### WORK TO BE COMPLETED
Extract each line of the material that follows exactly and omit its pictures.

### DATA EXTRACT
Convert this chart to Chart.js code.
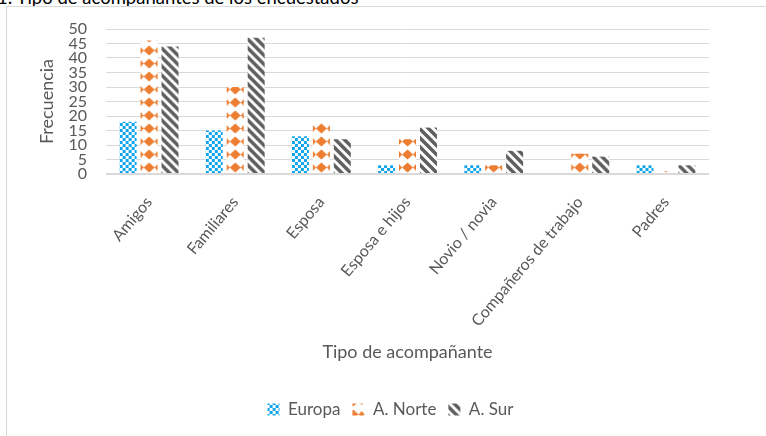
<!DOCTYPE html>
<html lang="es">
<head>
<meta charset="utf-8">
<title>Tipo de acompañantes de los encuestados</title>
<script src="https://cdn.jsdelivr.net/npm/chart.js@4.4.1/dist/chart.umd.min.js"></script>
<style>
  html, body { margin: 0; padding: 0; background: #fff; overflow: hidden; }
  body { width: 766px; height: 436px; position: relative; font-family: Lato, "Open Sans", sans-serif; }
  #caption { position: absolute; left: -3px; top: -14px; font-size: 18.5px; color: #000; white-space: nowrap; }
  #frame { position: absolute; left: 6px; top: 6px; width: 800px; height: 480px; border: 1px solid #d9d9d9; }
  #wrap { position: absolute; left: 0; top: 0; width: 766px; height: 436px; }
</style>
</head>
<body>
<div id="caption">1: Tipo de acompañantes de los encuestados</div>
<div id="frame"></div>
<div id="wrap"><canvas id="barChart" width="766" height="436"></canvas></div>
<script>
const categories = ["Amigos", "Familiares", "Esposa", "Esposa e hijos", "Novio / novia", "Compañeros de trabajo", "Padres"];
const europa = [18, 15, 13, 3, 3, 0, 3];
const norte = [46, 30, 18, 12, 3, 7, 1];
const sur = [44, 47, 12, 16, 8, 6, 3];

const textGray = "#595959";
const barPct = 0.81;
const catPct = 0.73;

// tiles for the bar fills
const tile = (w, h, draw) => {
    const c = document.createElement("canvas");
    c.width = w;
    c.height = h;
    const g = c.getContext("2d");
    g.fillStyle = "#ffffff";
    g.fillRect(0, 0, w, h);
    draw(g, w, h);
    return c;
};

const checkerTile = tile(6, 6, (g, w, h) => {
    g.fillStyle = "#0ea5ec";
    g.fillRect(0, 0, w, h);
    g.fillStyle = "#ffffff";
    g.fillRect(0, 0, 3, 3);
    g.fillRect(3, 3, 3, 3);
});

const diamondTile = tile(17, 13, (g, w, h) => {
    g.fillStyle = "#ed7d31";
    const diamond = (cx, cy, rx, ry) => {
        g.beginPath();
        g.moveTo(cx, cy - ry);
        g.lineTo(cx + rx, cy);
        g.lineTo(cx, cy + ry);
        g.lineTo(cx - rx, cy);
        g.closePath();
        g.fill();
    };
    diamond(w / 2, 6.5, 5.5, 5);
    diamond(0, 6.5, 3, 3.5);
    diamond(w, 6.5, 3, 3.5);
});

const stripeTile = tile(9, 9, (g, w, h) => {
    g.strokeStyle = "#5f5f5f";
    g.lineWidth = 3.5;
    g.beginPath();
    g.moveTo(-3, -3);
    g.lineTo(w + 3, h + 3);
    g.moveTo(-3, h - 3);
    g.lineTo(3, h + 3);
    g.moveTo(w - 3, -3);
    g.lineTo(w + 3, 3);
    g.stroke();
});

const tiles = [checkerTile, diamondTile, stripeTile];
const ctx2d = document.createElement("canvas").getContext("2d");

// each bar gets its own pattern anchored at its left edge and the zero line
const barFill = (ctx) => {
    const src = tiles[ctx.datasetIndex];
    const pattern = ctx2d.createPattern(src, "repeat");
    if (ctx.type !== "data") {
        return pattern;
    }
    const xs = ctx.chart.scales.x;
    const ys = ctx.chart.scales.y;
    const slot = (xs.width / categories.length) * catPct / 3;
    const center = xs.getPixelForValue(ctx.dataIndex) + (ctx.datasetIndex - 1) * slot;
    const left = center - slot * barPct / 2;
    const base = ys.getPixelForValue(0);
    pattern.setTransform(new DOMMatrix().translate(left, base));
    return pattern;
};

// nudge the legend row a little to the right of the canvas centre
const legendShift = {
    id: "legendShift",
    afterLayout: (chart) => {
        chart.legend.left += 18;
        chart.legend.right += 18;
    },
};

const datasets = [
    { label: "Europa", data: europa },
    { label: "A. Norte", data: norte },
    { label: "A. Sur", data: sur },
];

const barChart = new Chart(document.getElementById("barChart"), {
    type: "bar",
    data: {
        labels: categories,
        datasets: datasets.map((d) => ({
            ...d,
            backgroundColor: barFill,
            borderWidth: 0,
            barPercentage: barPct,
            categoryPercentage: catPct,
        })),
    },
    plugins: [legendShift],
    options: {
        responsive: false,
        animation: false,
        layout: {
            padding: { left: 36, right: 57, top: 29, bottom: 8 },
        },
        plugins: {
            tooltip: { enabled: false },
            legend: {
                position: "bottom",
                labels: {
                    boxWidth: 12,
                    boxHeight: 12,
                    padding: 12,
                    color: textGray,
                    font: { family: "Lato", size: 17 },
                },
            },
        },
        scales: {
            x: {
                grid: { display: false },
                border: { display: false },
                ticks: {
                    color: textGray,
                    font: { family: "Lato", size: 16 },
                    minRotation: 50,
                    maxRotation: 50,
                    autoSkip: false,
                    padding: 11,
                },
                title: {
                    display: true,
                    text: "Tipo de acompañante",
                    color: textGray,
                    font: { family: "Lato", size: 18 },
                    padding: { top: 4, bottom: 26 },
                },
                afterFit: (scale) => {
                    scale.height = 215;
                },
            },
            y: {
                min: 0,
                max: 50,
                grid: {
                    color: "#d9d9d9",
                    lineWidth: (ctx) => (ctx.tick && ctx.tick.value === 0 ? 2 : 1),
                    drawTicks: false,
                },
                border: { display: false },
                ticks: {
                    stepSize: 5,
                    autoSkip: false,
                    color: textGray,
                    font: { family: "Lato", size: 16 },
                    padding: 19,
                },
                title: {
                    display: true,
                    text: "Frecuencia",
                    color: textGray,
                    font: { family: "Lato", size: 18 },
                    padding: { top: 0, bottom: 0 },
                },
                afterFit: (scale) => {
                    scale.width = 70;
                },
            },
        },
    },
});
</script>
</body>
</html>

### OUTPUT
Convert this chart to Chart.js code.
<!DOCTYPE html>
<html lang="es">
<head>
<meta charset="utf-8">
<title>Tipo de acompañantes de los encuestados</title>
<script src="https://cdn.jsdelivr.net/npm/chart.js@4.4.1/dist/chart.umd.min.js"></script>
<style>
  html, body { margin: 0; padding: 0; background: #fff; overflow: hidden; }
  body { width: 766px; height: 436px; position: relative; font-family: Lato, "Open Sans", sans-serif; }
  #caption { position: absolute; left: -3px; top: -14px; font-size: 18.5px; color: #000; white-space: nowrap; }
  #frame { position: absolute; left: 6px; top: 6px; width: 800px; height: 480px; border: 1px solid #d9d9d9; }
  #wrap { position: absolute; left: 0; top: 0; width: 766px; height: 436px; }
</style>
</head>
<body>
<div id="caption">1: Tipo de acompañantes de los encuestados</div>
<div id="frame"></div>
<div id="wrap"><canvas id="barChart" width="766" height="436"></canvas></div>
<script>
const categories = ["Amigos", "Familiares", "Esposa", "Esposa e hijos", "Novio / novia", "Compañeros de trabajo", "Padres"];
const europa = [18, 15, 13, 3, 3, 0, 3];
const norte = [46, 30, 18, 12, 3, 7, 1];
const sur = [44, 47, 12, 16, 8, 6, 3];

const textGray = "#595959";
const barPct = 0.81;
const catPct = 0.73;

// tiles for the bar fills
const tile = (w, h, draw) => {
    const c = document.createElement("canvas");
    c.width = w;
    c.height = h;
    const g = c.getContext("2d");
    g.fillStyle = "#ffffff";
    g.fillRect(0, 0, w, h);
    draw(g, w, h);
    return c;
};

const checkerTile = tile(6, 6, (g, w, h) => {
    g.fillStyle = "#0ea5ec";
    g.fillRect(0, 0, w, h);
    g.fillStyle = "#ffffff";
    g.fillRect(0, 0, 3, 3);
    g.fillRect(3, 3, 3, 3);
});

const diamondTile = tile(17, 13, (g, w, h) => {
    g.fillStyle = "#ed7d31";
    const diamond = (cx, cy, rx, ry) => {
        g.beginPath();
        g.moveTo(cx, cy - ry);
        g.lineTo(cx + rx, cy);
        g.lineTo(cx, cy + ry);
        g.lineTo(cx - rx, cy);
        g.closePath();
        g.fill();
    };
    diamond(w / 2, 6.5, 5.5, 5);
    diamond(0, 6.5, 3, 3.5);
    diamond(w, 6.5, 3, 3.5);
});

const stripeTile = tile(9, 9, (g, w, h) => {
    g.strokeStyle = "#5f5f5f";
    g.lineWidth = 3.5;
    g.beginPath();
    g.moveTo(-3, -3);
    g.lineTo(w + 3, h + 3);
    g.moveTo(-3, h - 3);
    g.lineTo(3, h + 3);
    g.moveTo(w - 3, -3);
    g.lineTo(w + 3, 3);
    g.stroke();
});

const tiles = [checkerTile, diamondTile, stripeTile];
const ctx2d = document.createElement("canvas").getContext("2d");

// each bar gets its own pattern anchored at its left edge and the zero line
const barFill = (ctx) => {
    const src = tiles[ctx.datasetIndex];
    const pattern = ctx2d.createPattern(src, "repeat");
    if (ctx.type !== "data") {
        return pattern;
    }
    const xs = ctx.chart.scales.x;
    const ys = ctx.chart.scales.y;
    const slot = (xs.width / categories.length) * catPct / 3;
    const center = xs.getPixelForValue(ctx.dataIndex) + (ctx.datasetIndex - 1) * slot;
    const left = center - slot * barPct / 2;
    const base = ys.getPixelForValue(0);
    pattern.setTransform(new DOMMatrix().translate(left, base));
    return pattern;
};

// nudge the legend row a little to the right of the canvas centre
const legendShift = {
    id: "legendShift",
    afterLayout: (chart) => {
        chart.legend.left += 18;
        chart.legend.right += 18;
    },
};

const datasets = [
    { label: "Europa", data: europa },
    { label: "A. Norte", data: norte },
    { label: "A. Sur", data: sur },
];

const barChart = new Chart(document.getElementById("barChart"), {
    type: "bar",
    data: {
        labels: categories,
        datasets: datasets.map((d) => ({
            ...d,
            backgroundColor: barFill,
            borderWidth: 0,
            barPercentage: barPct,
            categoryPercentage: catPct,
        })),
    },
    plugins: [legendShift],
    options: {
        responsive: false,
        animation: false,
        layout: {
            padding: { left: 36, right: 57, top: 29, bottom: 8 },
        },
        plugins: {
            tooltip: { enabled: false },
            legend: {
                position: "bottom",
                labels: {
                    boxWidth: 12,
                    boxHeight: 12,
                    padding: 12,
                    color: textGray,
                    font: { family: "Lato", size: 17 },
                },
            },
        },
        scales: {
            x: {
                grid: { display: false },
                border: { display: false },
                ticks: {
                    color: textGray,
                    font: { family: "Lato", size: 16 },
                    minRotation: 50,
                    maxRotation: 50,
                    autoSkip: false,
                    padding: 11,
                },
                title: {
                    display: true,
                    text: "Tipo de acompañante",
                    color: textGray,
                    font: { family: "Lato", size: 18 },
                    padding: { top: 4, bottom: 26 },
                },
                afterFit: (scale) => {
                    scale.height = 215;
                },
            },
            y: {
                min: 0,
                max: 50,
                grid: {
                    color: "#d9d9d9",
                    lineWidth: (ctx) => (ctx.tick && ctx.tick.value === 0 ? 2 : 1),
                    drawTicks: false,
                },
                border: { display: false },
                ticks: {
                    stepSize: 5,
                    autoSkip: false,
                    color: textGray,
                    font: { family: "Lato", size: 16 },
                    padding: 19,
                },
                title: {
                    display: true,
                    text: "Frecuencia",
                    color: textGray,
                    font: { family: "Lato", size: 18 },
                    padding: { top: 0, bottom: 0 },
                },
                afterFit: (scale) => {
                    scale.width = 70;
                },
            },
        },
    },
});
</script>
</body>
</html>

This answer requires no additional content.